小規模ユーザー向け3万円台のWi-Fi 6対応無線LANアクセスポイント「WAPS-AX4」
そして、今回の新製品、SOHO・小規模ユーザー向けのWi-Fi 6対応無線LANアクセスポイント「WAPS-AX4」と「WAPS-AX4/Z」を発表した。
バッファローの調査によると、中小企業のほぼすべてが、少なからず社内でWi-Fiを使っているという。しかし使用している機器は10年以上という回答も約2割あって、速度が遅い、つながらないなどの困りごとが聞かれたという。さらに、Wi-Fi機器のリプレイスを予定している、あるいは検討しているとの回答が合わせて6割あり、その理由の96%が「通信を安定させたい」となっていて、「WAPS-AX4」や「WAPS-AX4/Z」はまさにそうした要望に対応する製品になると紹介した。
両製品の特徴としてはコンパクトなボディでありながら、法人向けに対応する高い機能や耐久性、長期保証を持ち合わせていること。
Wi-Fi 6に対応し、最大通信速度が5GHz帯が1201Mbps、2.4GHz帯は573Mbps。
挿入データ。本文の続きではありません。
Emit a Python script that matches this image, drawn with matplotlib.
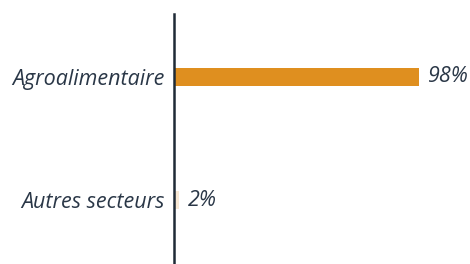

有線LANはPoE対応の1Gbpsポートを持つ。最大接続台数は5GHz帯が64台、2.4GHz帯が64台の合計128台までカバーする。
本体サイズは110×150×35mm(幅×高さ×奥行き)。文庫本ほどのサイズと説明するとおり、コンパクトな筐体で、配線と有線LANポートを触らせないようにするセキュリティカバーが標準で付属する。
細かな部分にも配慮していて、従来品となる「WAPS-1266」からの置き換えでは、壁掛け金具が流用できるようにネジ穴の寸法を共通にしたと言う。LANケーブルもそのまま使えば、本体のみの付けかえでリプレイスが可能になっている。
安定した動作を実現するために干渉する電波を自動回避する機能を持たせていることや、来客向けに、社内ネットワークとは切り離した形でWi-Fiによるインターネット接続を提供するゲストポート機能を搭載していると製品の魅力を説明。また、従来モデルのユーザーであれば、壁掛けの機器を交換するだけでリプレイスが済んでしまうことは、現場から要望が非常に多いところで、ユーザーによろこんでいただける部分ではないかと自信をのぞかせた。
「WAPS-AX4/Z」は「WAPS-AX4」のキキNaviクラウドゼロタッチ専用型番で受注生産品となっている。キキNavi上で事前に設定した機器設定情報を、導入先でインターネット接続するだけで自動で反映できるもので、多くの機材を各所で導入する場合に設定作業の簡略化を実現することができる。
「WAPS-AX4」と「WAPS-AX4/Z」は、標準3年+Web登録による2年の延長保証を用意。また、動作環境温度は最高45℃に対応する。発売は8月上旬で、価格はいずれも3万8280円。